Il lessico ha la sua importanza: il termine “caccia” istiga inevitabilmente alla violenza.

C’era una volta la “Pantera Rosa”

Quella dei cartoni animati o, ancor più indimenticabile, quella dei film dell’esilarante Ispettore Clouseau.

Con quella sorniona musica di accompagnamento che ha allietato tante nostre serate televisive.

Ora, invece, c’è un’altra pantera. Una vera, si dice, e non finta come quella dei film di Peter Sellers.

Una pantera, i cui passi non sarebbero accompagnati da una musica altrettanto stuzzicante, ma che stanno comunque destando somma attenzione ed anche un po’ di comprensibile paura.

In Puglia da diversi giorni è scattata, cioè, la “caccia alla pantera”, come titolano certi articoli di giornale e non pochi servizi televisivi.

Titoli questi che, sinceramente, fanno rabbrividire e che vanno adeguatamente esaminati.

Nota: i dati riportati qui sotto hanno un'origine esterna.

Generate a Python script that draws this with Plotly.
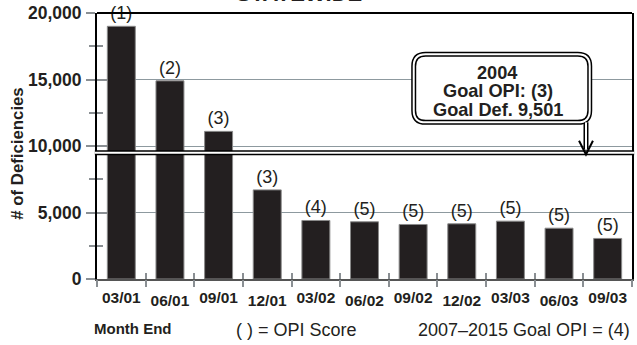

Perché, in realtà, anche il lessico ha la sua importanza e l’audience che un titolo del genere comporta non dovrebbe mai essere elemento tale da far passare in secondo piano il rispetto che si deve pur sempre ad un altro essere vivente. Sia esso pesce rosso o grosso felino come in questo caso.

Più corretto, magari, sarebbe stato il termine “ricerca”, ma chiaramente è di meno appeal. 

Non si vuole essere pedanti, ma il punto è che il termine “caccia” istiga inevitabilmente alla violenza e stupisce francamente che emittenti serie e giornali qualificati non ne comprendano l’importanza insita.

La ratio stessa del concetto di caccia prevede, infatti, la contemporanea presenza di due soggetti: da un lato lui – il cacciatore – ovverosia il figo della situazione; dall’altro lei – la preda – in altre parole la vittima sacrificale, che solo in pochissimi casi ha la fortuna di scamparsela.

È questo che si vuole veramente? Che ci sia una vittima sacrificale? Si spera e in fondo si è certi di no. È preferibile credere che vi sia solo una sottovalutazione del problema da parte di tutti noi e l’utilizzo della giusta terminologia può essere estremamente importante in tal senso, se non addirittura determinante per evitare fini ingloriose.

Anche perché la presenza della pantera in Puglia, in fondo, non sembra sia stata neanche definitivamente accertata. Si suppone solo che essa ci sia e non basta dire che ci sono tracce compatibili con quelle di un grosso felino. Ma quand’anche effettivamente ci fosse come si dice poco cambierebbe.

Intendiamoci, per non essere fraintesi. Nessuno gradirebbe essere attaccato da lei e chiaramente si comprendono la paura e l’istintivo spirito di salvaguardia della propria e dell’altrui incolumità.

Non per questo bisogna però mancare di rispetto ad una altra creatura vivente, come si sta facendo.

Con titoli opinabili come quelli sopra esaminati o con il sarcasmo che in questi giorni sta emergendo sui social network (si veda, tra le altre ironie social, il profilo facebook “PanteraNera Pugliese”).

Sì, esatto, qui si chiede solo rispetto

Rispetto per un essere vivente, la cui esistenza è probabile, ma non ancora sicura. 

Rispetto per una creatura, la cui effettiva pericolosità è ancora tutta da accertare e che subisce i pregiudizi della individualista cultura umana. 

Rispetto per chi difficilmente si trova qui per sua scelta, ma solo perché portato o dimenticato o liberato da qualcun altro e che ora rischia di pagare con la propria vita colpe non sue. 

Rispetto per chi, magari, ha semplicemente fame come tutti noi e che, a differenza nostra, non può però entrare liberamente in un supermercato per acquistare i generi alimentari di cui abbisogna o prelevare dal Bancomat l’importo occorrente.

Anche se siamo certi che questa potrebbe essere la prossima ironia che questa povera pantera dovrà scontare.